Apple's marketing guru Phil Schiller said the iPhone 4S “intelligently switches between two antennas to receive and send.”
Brilliant! But vague. How exactly does a smart antenna act?
When
you have a small, thin device that needs to receive and send multiple
types of signals without interfering with one another, you need to get creative. As we learned from the iPhone 4 “antennagate,” even the best engineers and designers can't always come up with perfect antenna scheme.
But
antenna gurus have plenty of tricks up their sleeves, it's just a
matter of finding the best recipe - and sometimes inventing a spanking
new technology. Read on to find out what they think about the new
antenna.
“What [Apple] seemed to allude to was a switching or
selective processing technique: taking the better signal between two
antennas and using it,” said Aaron Vronko, co-founder of Rapid Repair, in Portage, Michigan.
That's
one step in the right direction, but there are many other antenna
hurdles to clear. On a cell phone, antennas have to be placed close
together simply because cell phones are little. And antennas close
together tend to interfere with each other. One way phone makers can
address that is by placing antennas at opposite ends of the phone, a
technique called spatial diversity.
In the AT&T version of the iPhone
4, however, both cell antennas were at the bottom. So if you happened
to grab the phone too close to both of them simultaneously, you would
experience signal attenuation. Antennagate!
But Verizon
requires that the antennas on their phones be separated at the top and
bottom of the device. That way, if you're holding the phone at the
bottom, you likely have a free antenna at the top.
Still, since a
cell phone is so small, simply separating the antennas won't prevent
all interference. You need a space between them of at least one full
wavelength. At the lowest wavelength, about 900 MHz, that would be 13
inches. Not even Gordon Gekko's phone was quite that big (his DynaTAC was 9.8 inches). So engineers use other “antenna diversity”

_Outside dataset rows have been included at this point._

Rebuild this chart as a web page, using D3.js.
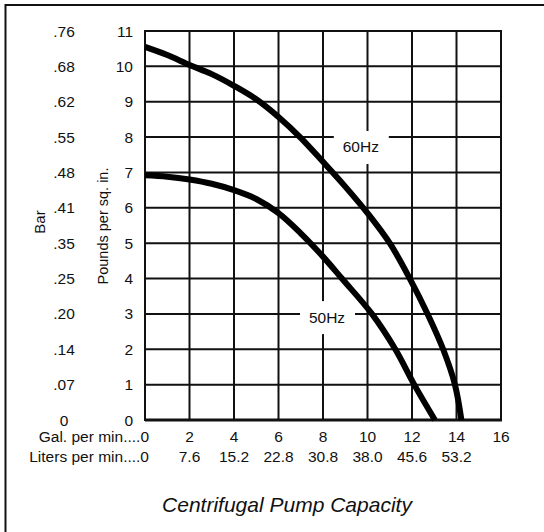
<!DOCTYPE html>
<html>
<head>
<meta charset="utf-8">
<script src="https://cdn.jsdelivr.net/npm/d3@7"></script>
<style>
  body { margin: 0; background: #fff; }
  text { font-family: "Liberation Sans", Arial, sans-serif; fill: #111; }
</style>
</head>
<body>
<div id="chart"></div>
<script>
// Tick values and labels
var gpmTicks = [2, 4, 6, 8, 10, 12, 14, 16];
var literLabels = ["7.6", "15.2", "22.8", "30.8", "38.0", "45.6", "53.2"];
var psiTicks = [0, 1, 2, 3, 4, 5, 6, 7, 8, 9, 10, 11];
var barLabels = ["0", ".07", ".14", ".20", ".25", ".35", ".41", ".48", ".55", ".62", ".68", ".76"];

// Pump curves (gal per min, psi)
var gpm60 = [0, 1, 2, 3, 4, 5, 6, 7, 8, 9, 10, 11, 11.9, 12.7, 13.4, 13.93, 14.22];
var psi60 = [10.55, 10.32, 10.04, 9.78, 9.45, 9.07, 8.57, 7.98, 7.3, 6.6, 5.85, 5.0, 4, 3, 2, 1, 0];
var gpm50 = [0, 1, 2, 3, 4, 5, 6, 7, 8, 8.85, 10.2, 11.25, 12.1, 13.03];
var psi50 = [6.92, 6.88, 6.8, 6.68, 6.5, 6.25, 5.85, 5.28, 4.62, 4, 3, 2, 1, 0];

var width = 544, height = 532;

var svg = d3.select("#chart")
  .append("svg")
  .attr("width", width)
  .attr("height", height);

// outer frame (only top and left edges show)
svg.append("path")
  .attr("d", "M5.5,532 L5.5,5 L544,5")
  .attr("fill", "none")
  .attr("stroke", "#111")
  .attr("stroke-width", 2);

var x = d3.scaleLinear().domain([0, 16]).range([145, 501]);
var y = d3.scaleLinear().domain([0, 11]).range([420, 31]);

// grid
svg.selectAll("hgrid")
  .data(psiTicks.slice(1, 11))
  .enter()
  .append("line")
    .attr("x1", x(0)).attr("x2", x(16))
    .attr("y1", function(d) { return y(d); })
    .attr("y2", function(d) { return y(d); })
    .attr("stroke", "#111")
    .attr("stroke-width", 2);

svg.selectAll("vgrid")
  .data(gpmTicks.slice(0, 7))
  .enter()
  .append("line")
    .attr("y1", y(0)).attr("y2", y(11))
    .attr("x1", function(d) { return x(d); })
    .attr("x2", function(d) { return x(d); })
    .attr("stroke", "#111")
    .attr("stroke-width", 2);

// plot border
svg.append("rect")
  .attr("x", x(0)).attr("y", y(11))
  .attr("width", x(16) - x(0))
  .attr("height", y(0) - y(11))
  .attr("fill", "none")
  .attr("stroke", "#111")
  .attr("stroke-width", 2);
svg.append("line")
  .attr("x1", x(0)).attr("x2", x(16) + 1)
  .attr("y1", y(0)).attr("y2", y(0))
  .attr("stroke", "#111")
  .attr("stroke-width", 3);

// curve labels with a white gap in the grid
var curveLabels = [
  { name: "60Hz", gpm: 9.7, psi: 7.72 },
  { name: "50Hz", gpm: 8.18, psi: 2.91 }
];
svg.selectAll("labelBox")
  .data(curveLabels)
  .enter()
  .append("rect")
    .attr("x", function(d) { return x(d.gpm) - 27; })
    .attr("y", function(d) { return y(d.psi) - 16; })
    .attr("width", 55)
    .attr("height", 33)
    .attr("fill", "#fff");
svg.selectAll("labelText")
  .data(curveLabels)
  .enter()
  .append("text")
    .attr("x", function(d) { return x(d.gpm); })
    .attr("y", function(d) { return y(d.psi) + 5.5; })
    .attr("text-anchor", "middle")
    .style("font-size", "15.5px")
    .text(function(d) { return d.name; });

// curves
var line = d3.line()
  .x(function(d) { return x(d[0]); })
  .y(function(d) { return y(d[1]); })
  .curve(d3.curveCatmullRom.alpha(0.5));

[[gpm60, psi60], [gpm50, psi50]].forEach(function(s) {
  svg.append("path")
    .datum(d3.zip(s[0], s[1]))
    .attr("d", line)
    .attr("fill", "none")
    .attr("stroke", "#000")
    .attr("stroke-width", 6)
    .attr("stroke-linecap", "butt");
});

// psi tick labels
svg.selectAll("psiLabels")
  .data(psiTicks)
  .enter()
  .append("text")
    .attr("x", 133)
    .attr("y", function(d) { return y(d) + 5.5; })
    .attr("text-anchor", "end")
    .style("font-size", "15.5px")
    .text(function(d) { return d; });

// bar tick labels
svg.selectAll("barLabels")
  .data(barLabels)
  .enter()
  .append("text")
    .attr("x", 64)
    .attr("y", function(d, i) { return y(psiTicks[i]) + 5.5; })
    .attr("text-anchor", "middle")
    .style("font-size", "15.5px")
    .text(function(d) { return d; });

// axis titles
svg.append("text")
  .attr("transform", "translate(45," + 222 + ") rotate(-90)")
  .attr("text-anchor", "middle")
  .style("font-size", "15px")
  .text("Bar");
svg.append("text")
  .attr("transform", "translate(108," + 226 + ") rotate(-90)")
  .attr("text-anchor", "middle")
  .style("font-size", "14.5px")
  .text("Pounds per sq. in.");

// x tick rows
svg.selectAll("gpmLabels")
  .data(gpmTicks)
  .enter()
  .append("text")
    .attr("x", function(d) { return x(d); })
    .attr("y", 442)
    .attr("text-anchor", "middle")
    .style("font-size", "15.5px")
    .text(function(d) { return d; });
svg.selectAll("literLabels")
  .data(literLabels)
  .enter()
  .append("text")
    .attr("x", function(d, i) { return x(gpmTicks[i]); })
    .attr("y", 462)
    .attr("text-anchor", "middle")
    .style("font-size", "15.5px")
    .text(function(d) { return d; });

svg.append("text")
  .attr("x", x(0) + 4)
  .attr("y", 442)
  .attr("text-anchor", "end")
  .style("font-size", "15.5px")
  .text("Gal. per min....0");
svg.append("text")
  .attr("x", x(0) + 4)
  .attr("y", 462)
  .attr("text-anchor", "end")
  .style("font-size", "15.5px")
  .text("Liters per min....0");

// title
svg.append("text")
  .attr("x", 287)
  .attr("y", 512)
  .attr("text-anchor", "middle")
  .style("font-size", "21px")
  .style("font-style", "italic")
  .text("Centrifugal Pump Capacity");
</script>
</body>
</html>
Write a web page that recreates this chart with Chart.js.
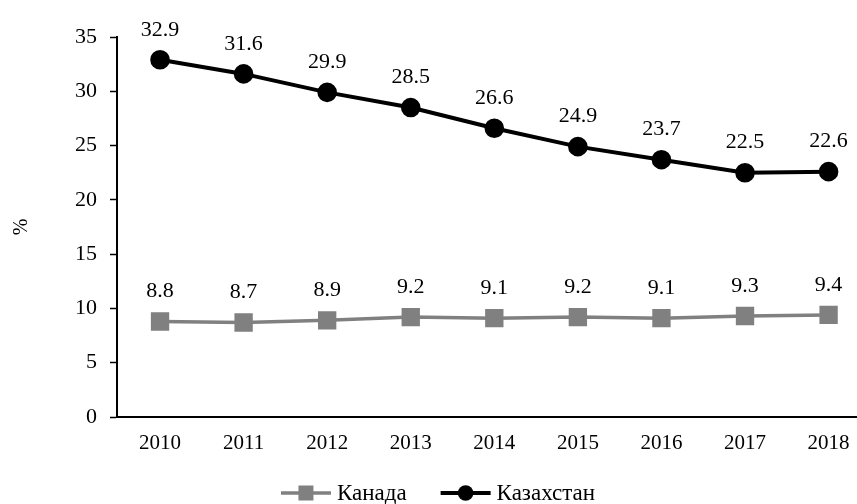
<!DOCTYPE html>
<html>
<head>
<meta charset="utf-8">
<script src="https://cdn.jsdelivr.net/npm/chart.js@4"></script>
<style>
  html, body { margin: 0; padding: 0; background: #fff; }
  #wrap { width: 857px; height: 504px; }
</style>
</head>
<body>
<div id="wrap"><canvas id="chart" width="857" height="504"></canvas></div>
<script>
// Data
const years = ['2010', '2011', '2012', '2013', '2014', '2015', '2016', '2017', '2018'];
const canada = [8.8, 8.7, 8.9, 9.2, 9.1, 9.2, 9.1, 9.3, 9.4];
const kazakhstan = [32.9, 31.6, 29.9, 28.5, 26.6, 24.9, 23.7, 22.5, 22.6];
const yTicks = [0, 5, 10, 15, 20, 25, 30, 35];

const FONT = '"Liberation Serif", "Times New Roman", serif';
const GRAY = '#808080';

// value labels above each point
const valueLabels = {
    id: 'valueLabels',
    afterDatasetsDraw(chart) {
        const ctx = chart.ctx;
        ctx.save();
        ctx.font = '22px ' + FONT;
        ctx.fillStyle = '#000';
        ctx.textAlign = 'center';
        ctx.textBaseline = 'middle';
        chart.data.datasets.forEach((ds, i) => {
            chart.getDatasetMeta(i).data.forEach((pt, j) => {
                ctx.fillText(ds.data[j].y.toFixed(1), pt.x, pt.y - 30);
            });
        });
        ctx.restore();
    }
};

// legend at bottom: line + marker, then name
const bottomLegend = {
    id: 'bottomLegend',
    afterDraw(chart) {
        const ctx = chart.ctx;
        ctx.save();
        ctx.font = '23px ' + FONT;
        const lineLen = 50, gap = 6, itemGap = 34;
        const items = chart.data.datasets.map(ds => ({ds, w: ctx.measureText(ds.label).width}));
        const total = items.reduce((s, it) => s + lineLen + gap + it.w, 0) + itemGap * (items.length - 1);
        let x = 438 - total / 2;
        const y = 493;
        items.forEach(it => {
            const ds = it.ds;
            ctx.strokeStyle = ds.borderColor;
            ctx.lineWidth = ds.borderWidth;
            ctx.beginPath();
            ctx.moveTo(x, y);
            ctx.lineTo(x + lineLen, y);
            ctx.stroke();
            ctx.fillStyle = ds.pointBackgroundColor;
            const cx = x + lineLen / 2;
            if (ds.pointStyle === 'rect') {
                ctx.fillRect(cx - 7.5, y - 7.5, 15, 15);
            } else {
                ctx.beginPath();
                ctx.arc(cx, y, 7.8, 0, Math.PI * 2);
                ctx.fill();
            }
            ctx.fillStyle = '#000';
            ctx.textAlign = 'left';
            ctx.textBaseline = 'alphabetic';
            ctx.fillText(ds.label, x + lineLen + gap, y + 7);
            x += lineLen + gap + it.w + itemGap;
        });
        ctx.restore();
    }
};

const chart = new Chart(document.getElementById('chart').getContext('2d'), {
    type: 'line',
    data: {
        datasets: [{
            label: 'Канада',
            data: years.map((y, i) => ({x: i, y: canada[i]})),
            borderColor: GRAY,
            backgroundColor: GRAY,
            pointBackgroundColor: GRAY,
            pointBorderColor: GRAY,
            borderWidth: 3.5,
            pointStyle: 'rect',
            pointRadius: 10.5,
            pointHoverRadius: 10.5,
            tension: 0
        }, {
            label: 'Казахстан',
            data: years.map((y, i) => ({x: i, y: kazakhstan[i]})),
            borderColor: '#000',
            backgroundColor: '#000',
            pointBackgroundColor: '#000',
            pointBorderColor: '#000',
            borderWidth: 4,
            pointStyle: 'circle',
            pointRadius: 7.8,
            pointHoverRadius: 7.8,
            tension: 0
        }]
    },
    options: {
        responsive: false,
        animation: false,
        layout: { autoPadding: false, padding: { top: 37, right: 0, bottom: 0, left: 0 } },
        plugins: {
            legend: { display: false },
            tooltip: { enabled: false }
        },
        scales: {
            x: {
                type: 'linear',
                min: -0.515,
                max: 8.34,
                afterBuildTicks: s => { s.ticks = years.map((y, i) => ({value: i})); },
                afterFit: s => { s.height = 87; s.paddingLeft = 0; s.paddingRight = 0; },
                grid: { drawOnChartArea: false, drawTicks: false },
                border: { display: true, color: '#000', width: 2 },
                ticks: {
                    autoSkip: false,
                    maxRotation: 0,
                    padding: 14,
                    color: '#000',
                    font: { family: FONT, size: 21 },
                    callback: v => years[v]
                }
            },
            y: {
                min: 0,
                max: 35,
                afterBuildTicks: s => { s.ticks = yTicks.map(v => ({value: v})); },
                afterFit: s => { s.width = 117; },
                grid: { drawOnChartArea: false, tickLength: 7, tickColor: '#000', tickWidth: 1.5 },
                border: { display: true, color: '#000', width: 2 },
                title: {
                    display: true,
                    text: '%',
                    color: '#000',
                    font: { family: FONT, size: 20 },
                    padding: { top: 10, bottom: 0 }
                },
                ticks: {
                    padding: 13,
                    color: '#000',
                    font: { family: FONT, size: 22 }
                }
            }
        }
    },
    plugins: [valueLabels, bottomLegend]
});
</script>
</body>
</html>
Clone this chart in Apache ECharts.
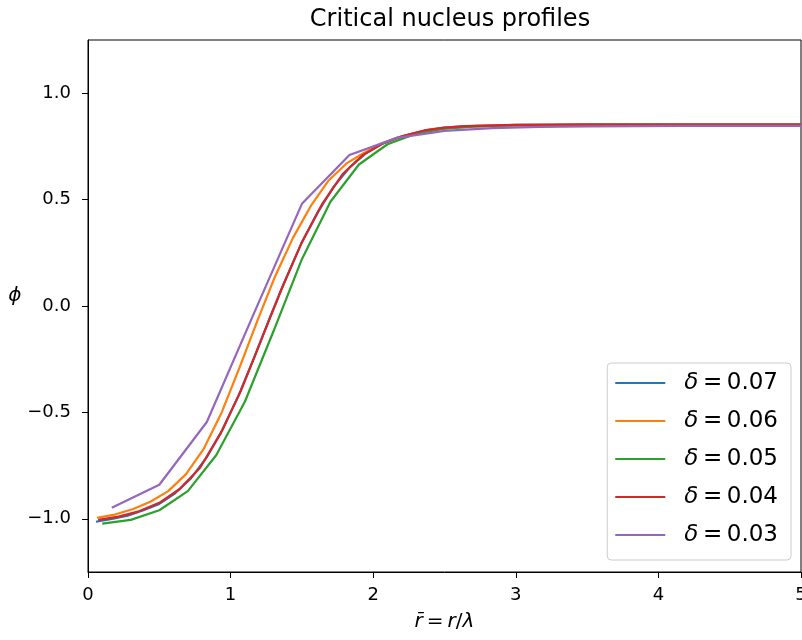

approaches, like polarity - placing the antennas at varying angles, or
pattern diversity - using antennas with different radiation patterns.
Going back to the improved Verizon iPhone
4 for a second, it did have better reception, but the service
provider's antenna requirement only applied to received calls. Outgoing
calls could go out on the same antenna.
For the iPhone 4S, Apple probably implemented spatial diversity for both incoming and outgoing calls, according to Spencer Webb, CEO of AntennaSys,
an antenna design and integration consulting firm. It's yet another
improvement, but it's not enough to get a hardened antenna expert
excited.
“I do not think any special magic is going into this design whatsoever,” Webb said.
What Webb finds a bit more interesting is imagining how Apple and other cell phone makers pass the FCC requirements for radiofrequency emissions. All of this antenna switching uses a lot of energy, and all handheld
devices have to stay below a specific (and quite conservative,
according to Webb) level for transmitting heat to human flesh - and
don't forget they have to cram the GPS and Wi-Fi antennas in there too.
So to create a device that won't heat up your head (and to prevent
excessive battery drain), Webb
thinks Apple may have come up with a fancy algorithm for distributing
antenna signals - which might be Apple's secret.
Another bonus facilitated by the iPhone 4S antenna design is no more choosing between AT&T GSM phones for traveling abroad and Verizon
CDMA versions for better reception but no service outside of the United
States. Vronko guesses that Apple created a true world phone with an
entirely new processor. And he can't wait to rip one apart on October 14
to try to find out for sure.
“The biggest limitation in the past
was the cost and availability of the baseband processor, which
processes specific radio signals,” Vronko said. “Its job is to send and receive radio transmission going to cell towers.”
But
you needed a discrete chip for CDMA and GSM, and two chips in one phone
would be bulky and expensive. Vronko says Apple probably called on a
company like Broadcom or Marvell
to build a new processor. “That has been done before, but it's not done
that often,” Vronko said. “There are not that many true world phones
because they're expensive.”
If reception with the iPhone 4S works as great at Schiller claims, I might be convinced to upgrade from my iPhone 4 AT&T model. But who are we kidding? The iPhone
4S could require you to carry your own bunny ears around to make the
thing work and people would still line up to drop their $500.